After simmering on Congress's back burner for months, the Iraq debate has eclipsed every other issue in the capital, slowing the progress on some matters while completely stopping progress on others. The GOP-led House and Senate are struggling to pass major tax legislation, an extension of the USA Patriot Act and a sweeping budget-cutting bill. Bush's top 2005 domestic agenda - revamping Social Security - has sunk from sight, and more recently his bipartisan panel on tax reform barely made a ripple when it issued recommendations.
GOP leaders view items such as the Patriot Act and the budget as too vital to fail in the end, but every endeavor is now made more difficult by the fracturing over Iraq - and just as the 2006 congressional elections begin to loom. Republicans have lost their anchor of the past five years - Bush's popularity - while Democrats still struggle to find their voice on the war.
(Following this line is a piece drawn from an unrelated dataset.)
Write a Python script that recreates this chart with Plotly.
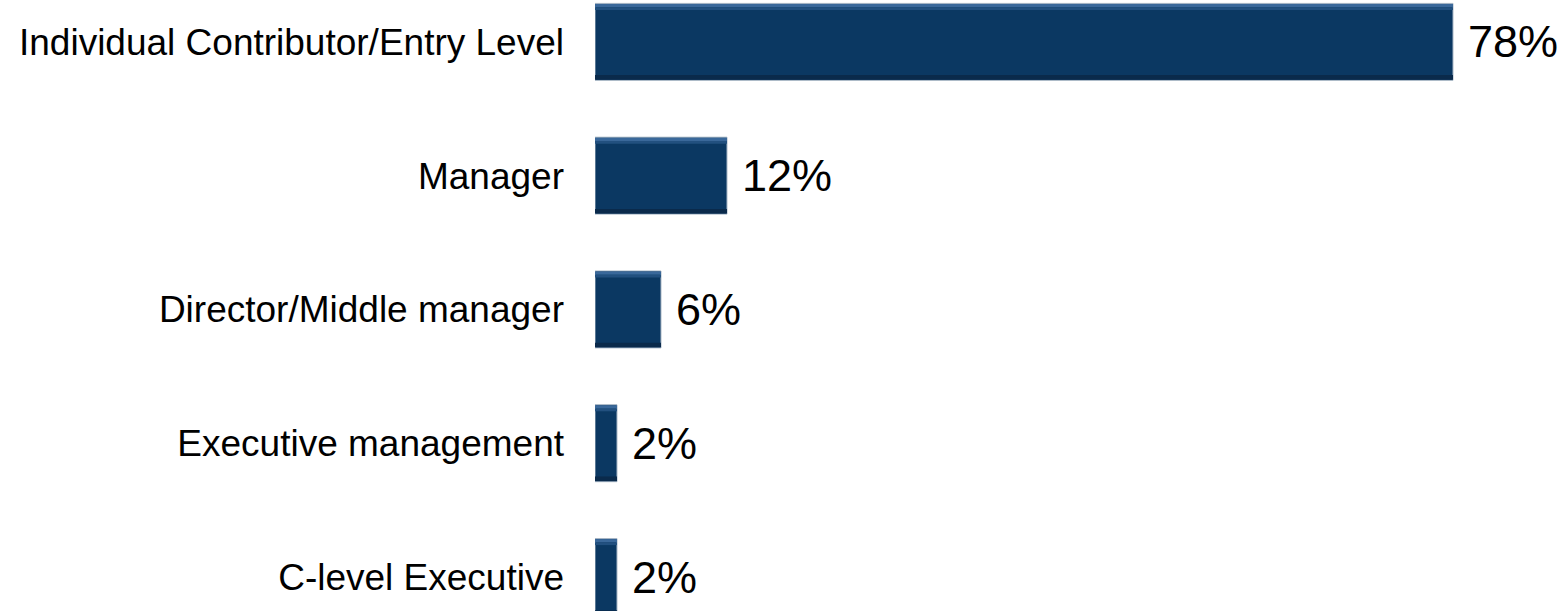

Both sides cannot dally for long, said Peter Hart, a Democratic pollster.
"Iraq is now the dominant issue that is affecting voters, and it's affecting Bush's ratings," Hart said. "The public has reached a firm, fixed position on Iraq, and it's not going to change: This is not going to come to a successful conclusion, so how do we figure out how to get out of Iraq?"
Until recently, only Democrats seemed to struggle to find their voice on Iraq, as Republicans were virtually united in backing Bush's policies. But when the 2,000th U.S. military death there coincided with troubling revelations about pre-war intelligence and Bush's plunging approval ratings, Republican cohesion began to fray.
Political developments in Iraq, such as the adoption of a new constitution, cannot overcome the impression left by the daily reports of suicide bombers and the milestone of the 2,000th U.S. serviceman lost, pollsters and political analysts say.
Public opinion has, in turn, emboldened Democrats to sharpen their attacks, and it has freed some Republicans - especially Northeastern moderates - to chart a new political course that separates them from the White House but wreaks havoc on the GOP's legislative agenda.
"The central new development is the decomposition of the president's support in Congress," said Ross Baker, a Rutgers University congressional expert. "I think there is a very acute realization on the part of Republicans that they no longer can hitch their careers to his popularity. That, combined with the new aggressiveness by the Democrats, means you're seeing basically a Bush agenda that is largely being derailed."